I have a class that I want to use in different threads and I think I may be able to use std::atomic this way:

class A
{
    int x;

public:
    A()
    {
        x=0;
    }

    void Add()
    {
        x++;
    }

    void Sub()
    {
        x--;
    }     
};

and in my code:

  std::atomic<A> a;

and in a different thread:

  a.Add();

and

  a.Sub();

but I am getting an error that a.Add() is not known. How can I solve this?

Is there any better way to do this?

Please note that it is an example, and what I want is to make sure that access to class A is thread-safe, so I can not use

std::atomic<int> x;

How can I make a class thread-safe using std::atomic ?

You need to make the x attribute atomic, and not your whole class, as followed:

class A
{
    std::atomic<int> x;

    public:
      A() {
        x=0;
      }
      void Add() {
        x++;
      }
      void Sub() {
        x--;
      }     
};

The error you get in you original code is completely normal: there is no std::atomic<A>::Add method (see here) unless you provide a specialization for std::atomic<A>.

Referring your edit: you cannot magically make your class A thread safe by using it as template argument of std::atomic. To make it thread safe, you can make its attributes atomic (as suggested above and provided the standard library gives a specialization for it), or use mutexes to lock your ressources yourself. See the mutex header. For example:

class   A
{
  std::atomic<int>      x;
  std::vector<int>      v;
  std::mutex            mtx;

  void  Add() {
    x++;
  }
  void  Sub() {
    x--;
  }

  /* Example method to protect a vector */
  void  complexMethod() {
    mtx.lock();

    // Do whatever complex operation you need here
    //  - access element
    //  - erase element
    //  - etc ...

    mtx.unlock();
  }

  /*
  ** Another example using std::lock_guard, as suggested in comments
  ** if you don't need to manually manipulate the mutex
  */
  void  complexMethod2() {
    std::lock_guard<std::mutex> guard(mtx);

    // access, erase, add elements ...
  }

};

Declare the class member x as atomic, then you don't have to declare the object as atomic:

class A
{  
   std::atomic<int> x;
};

The . operator can be used on an object to call its class's member function, not some other class's member function (unless you explicitly write the code that way).

std::atomic<A> a ;
a.Add(); // Here, a does not know what Add() is (a member function of the type parameter)
         // It tries to call Add() method of its own class i.e. std::atomic
         // But std::atomic has no method names Add or Sub

As the answer by @ivanw mentions, make std::atomic<int> a member of your class instead and then use it.

Here is another example:

template <typename T> class A
{};

class B { public: void hello() { std::cout << "HELLO!!!"; } };

A<B> a ;
a.hello(); // This statement means that call a's hello member function
           // But the typeof(a) which is A does not have such a function
           // Hence it will be an error.

I think the problem with the answers above is that they don't explain what I think is, at a minimum, an ambiguity in the question, and most likely, a common threaded development fallacy.

You can't make an object "atomic" because the interval between two functions (first "read x" and then later "write x") will cause a race with other uses.

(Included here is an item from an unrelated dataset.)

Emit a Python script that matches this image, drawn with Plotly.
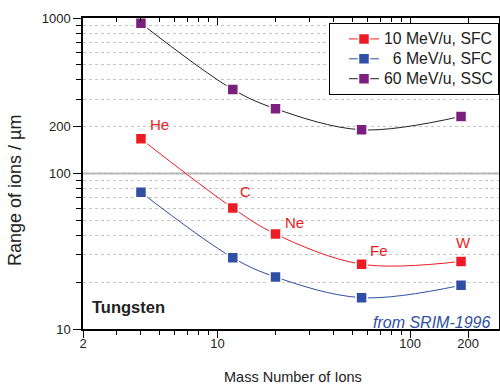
import numpy as np
import plotly.graph_objects as go

# ---- data ----
mass = [4, 12, 20, 56, 184]
ions = ["He", "C", "Ne", "Fe", "W"]
range_10_sfc = [167, 60, 40.8, 26.1, 27.2]
range_6_sfc = [75.7, 28.7, 21.6, 15.9, 19.1]
range_60_ssc = [924, 347, 261, 191, 233]

x_ticks = [2, 10, 100, 200]
x_minor = [3, 4, 5, 6, 7, 8, 9, 20, 30, 40, 50, 60, 70, 80, 90]
y_ticks = [10, 100, 200, 1000]
y_minor = [20, 30, 40, 50, 60, 70, 80, 90, 300, 400, 500, 600, 700, 800, 900]

# label offsets (pixels) for ion names
label_shift = {"He": (19, 14), "C": (13, 17), "Ne": (19, 12), "Fe": (17, 14), "W": (2, 19)}

RED = "#ED1C24"
BLUE = "#2E4FA3"
PURPLE = "#7B1F7E"
FONT = "Liberation Sans, Arial, sans-serif"
TXT = "#222222"

fig = go.Figure()

def legend_name(s):
    return "<span style='font-size:15.8px'>" + s + "</span>"

def add_series(y, name, line_color, marker_color):
    fig.add_trace(go.Scatter(
        x=mass, y=y, name=legend_name(name), mode="lines+markers",
        line=dict(color=line_color, width=1, shape="spline", smoothing=1),
        marker=dict(symbol="square", size=11, color=marker_color,
                    line=dict(color="white", width=1.5)),
    ))

add_series(range_10_sfc, "10 MeV/u, SFC", RED, RED)
add_series(range_6_sfc, "\u00a0\u00a06 MeV/u, SFC", BLUE, BLUE)
add_series(range_60_ssc, "60 MeV/u, SSC", "#222222", PURPLE)

# dummy trace to activate top axis
fig.add_trace(go.Scatter(x=[10], y=[100], xaxis="x2", yaxis="y", mode="markers",
                         marker=dict(opacity=0), showlegend=False, hoverinfo="skip"))

xr = [np.log10(2), 2.462]
common_x = dict(type="log", range=xr, showgrid=False, zeroline=False, automargin=False,
                tickmode="array", tickvals=x_ticks, ticktext=[str(v) for v in x_ticks],
                showline=True, linecolor="black", linewidth=1.5,
                ticklen=7, tickwidth=1, tickcolor="black",
                tickfont=dict(family=FONT, size=13, color=TXT))

fig.update_layout(
    width=500, height=385,
    margin=dict(l=83, r=1, t=18, b=56),
    paper_bgcolor="white", plot_bgcolor="white",
    font=dict(family=FONT, color=TXT),
    xaxis=dict(**common_x, ticks="outside", ticklabelstandoff=-5,
               minor=dict(tickmode="array", tickvals=x_minor, ticks="outside",
                          ticklen=4, tickcolor="black", showgrid=False)),
    xaxis2=dict(**common_x, overlaying="x", side="top", anchor="y", ticks="inside",
                showticklabels=False,
                minor=dict(tickmode="array", tickvals=x_minor, ticks="inside",
                           ticklen=4, tickcolor="black", showgrid=False)),
    yaxis=dict(type="log", range=[1, 3], zeroline=False, automargin=False,
               tickmode="array", tickvals=y_ticks, ticktext=[str(v) for v in y_ticks],
               showline=True, linecolor="black", linewidth=1.5, mirror="ticks",
               ticks="outside", ticklen=8, tickwidth=1, tickcolor="black",
               tickfont=dict(family=FONT, size=13, color=TXT),
               showgrid=True, gridcolor="#c4c4c4", griddash="dot", gridwidth=1,
               minor=dict(tickmode="array", tickvals=y_minor, ticks="outside",
                          ticklen=5, tickcolor="black", showgrid=True,
                          gridcolor="#c4c4c4", griddash="dot", gridwidth=1)),
    legend=dict(x=1.0, y=0.984, xanchor="right", yanchor="top",
                bgcolor="white", bordercolor="black", borderwidth=1,
                font=dict(family=FONT, size=13, color=TXT),
                indentation=14, tracegroupgap=0),
    showlegend=True,
)

fig.add_hline(y=100, line=dict(color="#b0b0b0", width=2), layer="below")

# ion labels
for m, r, name in zip(mass, range_10_sfc, ions):
    dx, dy = label_shift[name]
    fig.add_annotation(x=np.log10(m), y=np.log10(r), xref="x", yref="y",
                       text=name, showarrow=False, xshift=dx, yshift=dy,
                       font=dict(family=FONT, size=15, color=RED))

fig.add_annotation(x=0.0168, y=0.0717, xref="paper", yref="paper",
                   xanchor="left", yanchor="middle", showarrow=False,
                   text="<b>Tungsten</b>", font=dict(family=FONT, size=16.5, color=TXT))
fig.add_annotation(x=0.9825, y=0.0225, xref="paper", yref="paper",
                   xanchor="right", yanchor="middle", showarrow=False,
                   text="<i>from SRIM-1996</i>", font=dict(family=FONT, size=16, color=BLUE))

# axis titles
fig.add_annotation(x=0.506, y=-0.154, xref="paper", yref="paper",
                   xanchor="center", yanchor="middle", showarrow=False,
                   text="Mass Number of Ions", font=dict(family=FONT, size=14.5, color=TXT))
fig.add_annotation(x=-0.1635, y=0.447, xref="paper", yref="paper",
                   xanchor="center", yanchor="middle", showarrow=False, textangle=-90,
                   text="Range of ions / \u00b5m", font=dict(family=FONT, size=18, color=TXT))

fig.write_html("out.html", config={"displayModeBar": False},
               post_script="document.body.style.margin='0';")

If you think you need an "atomic" object, then you need to carefully design the API and member functions to expose now to begin and commit updates to the object.

If all you mean by "atomic" is "the object doesn't corrupt its internal state," then you can achieve this through std::atomic<> for single plain-old-data types that have no invariant between them (a doesn't depend on b) but you need a lock of some sort for any dependent rules you need to enforce.